You bet it does. Christian Marclay’s The Clock, which is currently at the Nottingham Art Exchange as part of the Show before moving on to London next year, is partly a celebration of cinema, partly a radical philosophical exercise and wholly a miracle of editing. Marclay seamlessly weaves together moments from thousands of films, with enough of them making some reference to the exact time to enable the montage to be structured against the time zone in which it is being exhibited. The clips vary in length, and often one film can make several appearances throughout a given period; indeed, at one point it felt as if I were watching a version of The Transporter remixed with scenes from À Bout de Souffle and Moonraker. Such celluloid splicing places films from disparate contexts within a surreal dialogue, and has the likes of Paul Scofield and Adam Sandler sharing screentime.
What is impressive is how Marclay has crafted something so compulsively watchable out of what on paper sounds as gripping as ‘drying paint: the movie’. I sat transfixed for over 2 hours, finally being driven out not by boredom but hunger. Much of this is down to the elegance with which Marclay accomplishes the transitions between clips. Aural as well as visual aspects are often paired, such as the sound of a tapping pencil in one clip being subtly modified by the chugging of a steam engine in a succeeding one. ‘Sound’, Marclay says, ‘is the glue that holds the piece together.’
This does not so much rewrite the grammar of film as make explicit what is essential to the cinematic experience. Fundamentally, we love movies not simply because they tell stories or portray realistic characters (literature and theatre have been doing this quite well for millennia) but because they present us with a rich tableau that records the geography, both literal and emotional, of human life. In many senses, cinema panders to our voyeuristic tendencies, of witnessing but not participating in moments of love and pain, violence and sex. Clock provides us with an undiluted fix of startling and varied images.
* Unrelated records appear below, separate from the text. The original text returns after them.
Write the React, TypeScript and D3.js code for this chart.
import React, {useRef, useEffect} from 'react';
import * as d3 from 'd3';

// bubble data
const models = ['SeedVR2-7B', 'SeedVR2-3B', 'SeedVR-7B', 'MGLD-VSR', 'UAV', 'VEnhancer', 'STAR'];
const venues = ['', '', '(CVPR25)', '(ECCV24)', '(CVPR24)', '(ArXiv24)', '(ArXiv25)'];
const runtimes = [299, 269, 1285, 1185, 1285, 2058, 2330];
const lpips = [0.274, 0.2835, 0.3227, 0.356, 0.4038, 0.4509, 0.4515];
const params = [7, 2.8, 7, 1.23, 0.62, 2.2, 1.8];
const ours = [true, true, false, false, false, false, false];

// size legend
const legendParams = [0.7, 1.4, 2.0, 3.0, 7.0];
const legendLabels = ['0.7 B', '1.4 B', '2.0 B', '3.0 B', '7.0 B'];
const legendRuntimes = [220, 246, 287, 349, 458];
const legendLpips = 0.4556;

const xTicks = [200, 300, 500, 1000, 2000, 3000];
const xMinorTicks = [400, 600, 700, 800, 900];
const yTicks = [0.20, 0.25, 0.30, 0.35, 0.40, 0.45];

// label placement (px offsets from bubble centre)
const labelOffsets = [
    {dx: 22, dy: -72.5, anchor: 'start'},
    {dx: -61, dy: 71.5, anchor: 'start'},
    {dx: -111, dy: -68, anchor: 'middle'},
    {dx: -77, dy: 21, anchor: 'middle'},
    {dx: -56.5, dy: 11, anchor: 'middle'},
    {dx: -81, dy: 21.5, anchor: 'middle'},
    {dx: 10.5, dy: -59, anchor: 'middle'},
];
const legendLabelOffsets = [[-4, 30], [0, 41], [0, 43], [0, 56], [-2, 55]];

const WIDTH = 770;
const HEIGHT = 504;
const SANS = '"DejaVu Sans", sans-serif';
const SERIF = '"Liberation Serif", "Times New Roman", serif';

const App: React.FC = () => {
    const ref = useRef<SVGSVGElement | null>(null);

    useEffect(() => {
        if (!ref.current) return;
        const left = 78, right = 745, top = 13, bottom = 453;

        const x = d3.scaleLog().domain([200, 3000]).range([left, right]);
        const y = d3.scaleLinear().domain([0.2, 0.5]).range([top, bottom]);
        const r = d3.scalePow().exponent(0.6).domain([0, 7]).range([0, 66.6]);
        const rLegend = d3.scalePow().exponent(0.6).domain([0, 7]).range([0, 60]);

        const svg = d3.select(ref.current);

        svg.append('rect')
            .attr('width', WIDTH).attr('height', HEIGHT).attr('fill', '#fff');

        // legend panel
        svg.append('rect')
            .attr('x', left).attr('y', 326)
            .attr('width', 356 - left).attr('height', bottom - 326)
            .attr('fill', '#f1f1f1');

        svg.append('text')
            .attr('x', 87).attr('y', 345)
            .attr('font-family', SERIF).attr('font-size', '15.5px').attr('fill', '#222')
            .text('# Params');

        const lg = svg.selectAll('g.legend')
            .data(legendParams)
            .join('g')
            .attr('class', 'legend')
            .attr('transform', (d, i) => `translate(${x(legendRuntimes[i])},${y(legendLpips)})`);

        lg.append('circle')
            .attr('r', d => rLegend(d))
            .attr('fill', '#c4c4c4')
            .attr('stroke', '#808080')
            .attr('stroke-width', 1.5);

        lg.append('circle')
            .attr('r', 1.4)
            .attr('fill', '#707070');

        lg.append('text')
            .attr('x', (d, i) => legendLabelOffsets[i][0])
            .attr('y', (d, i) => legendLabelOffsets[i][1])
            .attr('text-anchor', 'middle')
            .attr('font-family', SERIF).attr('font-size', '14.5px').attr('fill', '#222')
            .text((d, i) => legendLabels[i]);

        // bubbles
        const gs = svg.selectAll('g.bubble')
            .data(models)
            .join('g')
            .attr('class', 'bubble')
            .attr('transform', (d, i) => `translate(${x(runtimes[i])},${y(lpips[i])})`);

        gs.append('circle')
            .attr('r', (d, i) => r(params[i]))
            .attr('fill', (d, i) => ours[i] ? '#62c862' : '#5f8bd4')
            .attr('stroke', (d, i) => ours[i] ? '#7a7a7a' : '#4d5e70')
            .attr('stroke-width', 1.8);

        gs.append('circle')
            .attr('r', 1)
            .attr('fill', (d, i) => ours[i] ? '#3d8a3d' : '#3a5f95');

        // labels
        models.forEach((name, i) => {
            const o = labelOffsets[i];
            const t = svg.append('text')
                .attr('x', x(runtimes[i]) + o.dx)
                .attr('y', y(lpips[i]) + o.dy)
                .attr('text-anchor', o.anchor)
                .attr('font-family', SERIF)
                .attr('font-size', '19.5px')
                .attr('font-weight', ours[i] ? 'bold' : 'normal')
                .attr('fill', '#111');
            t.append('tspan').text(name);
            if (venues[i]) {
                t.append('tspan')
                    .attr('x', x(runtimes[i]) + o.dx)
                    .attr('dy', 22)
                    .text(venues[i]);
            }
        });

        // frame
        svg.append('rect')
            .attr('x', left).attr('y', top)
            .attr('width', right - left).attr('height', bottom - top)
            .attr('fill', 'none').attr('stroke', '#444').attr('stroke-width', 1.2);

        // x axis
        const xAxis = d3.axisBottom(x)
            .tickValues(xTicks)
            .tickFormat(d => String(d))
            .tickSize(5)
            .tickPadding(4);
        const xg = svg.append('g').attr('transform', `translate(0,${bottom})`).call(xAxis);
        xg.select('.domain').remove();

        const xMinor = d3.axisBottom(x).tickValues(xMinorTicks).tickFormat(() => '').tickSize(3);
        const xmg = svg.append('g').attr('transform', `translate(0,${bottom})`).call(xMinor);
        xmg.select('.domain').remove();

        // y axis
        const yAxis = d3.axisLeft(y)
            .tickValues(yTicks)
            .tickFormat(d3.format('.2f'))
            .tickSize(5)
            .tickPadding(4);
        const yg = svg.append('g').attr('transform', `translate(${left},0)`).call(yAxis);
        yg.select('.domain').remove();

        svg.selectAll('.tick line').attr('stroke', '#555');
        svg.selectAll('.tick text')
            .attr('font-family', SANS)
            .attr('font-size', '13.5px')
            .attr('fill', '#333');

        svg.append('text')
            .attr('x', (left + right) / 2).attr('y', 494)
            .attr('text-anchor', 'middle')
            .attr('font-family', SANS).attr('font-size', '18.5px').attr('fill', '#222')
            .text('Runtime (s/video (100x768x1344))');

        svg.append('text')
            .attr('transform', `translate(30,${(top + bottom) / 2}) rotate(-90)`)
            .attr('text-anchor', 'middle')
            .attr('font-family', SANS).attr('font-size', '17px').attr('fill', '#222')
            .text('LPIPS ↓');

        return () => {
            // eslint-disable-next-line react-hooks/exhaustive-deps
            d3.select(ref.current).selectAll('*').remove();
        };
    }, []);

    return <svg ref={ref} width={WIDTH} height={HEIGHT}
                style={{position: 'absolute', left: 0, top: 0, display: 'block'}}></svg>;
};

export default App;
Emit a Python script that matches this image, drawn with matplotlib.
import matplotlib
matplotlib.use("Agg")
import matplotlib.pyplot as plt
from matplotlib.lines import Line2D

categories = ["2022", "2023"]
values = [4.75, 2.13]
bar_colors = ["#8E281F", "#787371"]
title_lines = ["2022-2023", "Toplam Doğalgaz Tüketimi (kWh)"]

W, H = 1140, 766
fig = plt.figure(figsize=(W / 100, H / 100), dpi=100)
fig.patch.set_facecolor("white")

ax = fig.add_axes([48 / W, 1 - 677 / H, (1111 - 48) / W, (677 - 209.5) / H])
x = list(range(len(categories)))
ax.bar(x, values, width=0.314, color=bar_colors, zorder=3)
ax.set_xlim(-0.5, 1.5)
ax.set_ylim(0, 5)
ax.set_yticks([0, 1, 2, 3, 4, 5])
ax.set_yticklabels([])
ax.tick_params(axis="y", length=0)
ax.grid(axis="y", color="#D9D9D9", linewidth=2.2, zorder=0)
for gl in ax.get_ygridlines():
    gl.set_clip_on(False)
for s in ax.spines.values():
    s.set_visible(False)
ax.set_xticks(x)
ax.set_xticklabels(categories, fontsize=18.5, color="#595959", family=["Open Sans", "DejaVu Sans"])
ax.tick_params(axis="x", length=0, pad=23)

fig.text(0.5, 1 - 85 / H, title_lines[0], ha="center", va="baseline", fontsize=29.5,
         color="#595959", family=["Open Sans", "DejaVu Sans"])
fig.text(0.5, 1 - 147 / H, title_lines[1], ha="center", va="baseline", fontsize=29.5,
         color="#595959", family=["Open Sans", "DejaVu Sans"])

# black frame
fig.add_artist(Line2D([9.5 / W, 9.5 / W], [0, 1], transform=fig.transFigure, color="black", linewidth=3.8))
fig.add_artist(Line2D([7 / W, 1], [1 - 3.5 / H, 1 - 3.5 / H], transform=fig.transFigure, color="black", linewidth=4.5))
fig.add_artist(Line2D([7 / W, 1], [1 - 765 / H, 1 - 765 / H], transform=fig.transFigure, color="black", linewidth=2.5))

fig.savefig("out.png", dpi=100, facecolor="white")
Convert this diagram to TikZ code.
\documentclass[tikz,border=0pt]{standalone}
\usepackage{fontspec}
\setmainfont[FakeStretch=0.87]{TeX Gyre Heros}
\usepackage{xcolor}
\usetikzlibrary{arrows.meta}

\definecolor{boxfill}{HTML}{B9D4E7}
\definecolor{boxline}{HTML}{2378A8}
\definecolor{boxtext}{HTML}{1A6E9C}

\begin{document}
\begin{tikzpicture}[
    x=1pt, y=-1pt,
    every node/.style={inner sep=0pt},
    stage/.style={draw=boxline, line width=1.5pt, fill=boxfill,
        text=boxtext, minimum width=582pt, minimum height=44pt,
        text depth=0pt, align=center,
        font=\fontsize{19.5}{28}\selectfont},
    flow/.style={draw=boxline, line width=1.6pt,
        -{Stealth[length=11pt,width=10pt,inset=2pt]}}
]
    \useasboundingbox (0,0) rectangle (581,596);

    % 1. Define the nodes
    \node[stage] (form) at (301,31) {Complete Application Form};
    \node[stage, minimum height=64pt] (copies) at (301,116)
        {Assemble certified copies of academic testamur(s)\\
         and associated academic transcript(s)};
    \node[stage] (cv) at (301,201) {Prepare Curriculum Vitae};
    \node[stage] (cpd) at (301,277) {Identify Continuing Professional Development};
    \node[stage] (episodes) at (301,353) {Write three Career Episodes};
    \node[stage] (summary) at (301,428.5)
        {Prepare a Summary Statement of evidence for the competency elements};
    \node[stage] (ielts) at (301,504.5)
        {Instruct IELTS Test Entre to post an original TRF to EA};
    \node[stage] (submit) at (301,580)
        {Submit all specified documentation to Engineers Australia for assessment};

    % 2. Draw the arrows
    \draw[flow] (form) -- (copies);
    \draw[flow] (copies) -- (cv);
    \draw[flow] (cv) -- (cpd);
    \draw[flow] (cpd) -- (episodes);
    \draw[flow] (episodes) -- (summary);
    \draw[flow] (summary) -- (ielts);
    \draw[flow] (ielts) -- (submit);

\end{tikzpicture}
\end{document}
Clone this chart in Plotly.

Time is the bedrock. To one extent, our willingness to passively enter into the plights of others is secured by the assurance that the experience has a specific duration. Even at the gloomy Nordic heights of Bergman, we are only expected to give our existential all for the 90-minute running time. But to go deeper, Clock reminds us of cinema’s narrative dependence on time. So many of the clips demonstrate that the real villain of thrillers is the ticking clock, contriving impossible plots for our heroes in their race against time. Elsewhere, from being late for a date to growing old and considering mortality, cinema functions as one of the most thorough and complex meditations on the phenomenology of time. A moment from Clock showing a boy drawing a watch on his wrist that transforms into the real ticking object illustrates how something that is essentially a human invention becomes in the collective consciousness a universal truth around which we plot our lives. Moreover, the status of Marclay's project, a montage of fragments wrenched from their discrete temporal contexts that in turn function to validate our own time zone, seems to point towards a more general constructedness.
Marclay developed calluses on his fingers from all the mouse clicking involved in the two-year editing process. After leaving Clock I think I developed a form of chronophilia. My heightened sensitivity to time in not just its passage but also its visual forms got me thinking that a world in which the principal means of receiving time is digitalized has lost something. The clock faces that appear in many varied and ornate forms in Marclay’s film have all but vanished from our homes and are fast disappearing from urban spaces. I fear that my generation has lost all reverence for time, reducing it to a purely functional role and commodifying it under the slogan 'time is money'. We want to have second-by-second updates at our fingertips and we can't be doing with the eccentricities of the archaic classes with their cuckoo clocks and other ticking hobbyhorses. Yet I cannot help thinking that time, like cinema, deserves better than the bleeping figures of the digital aesthetic.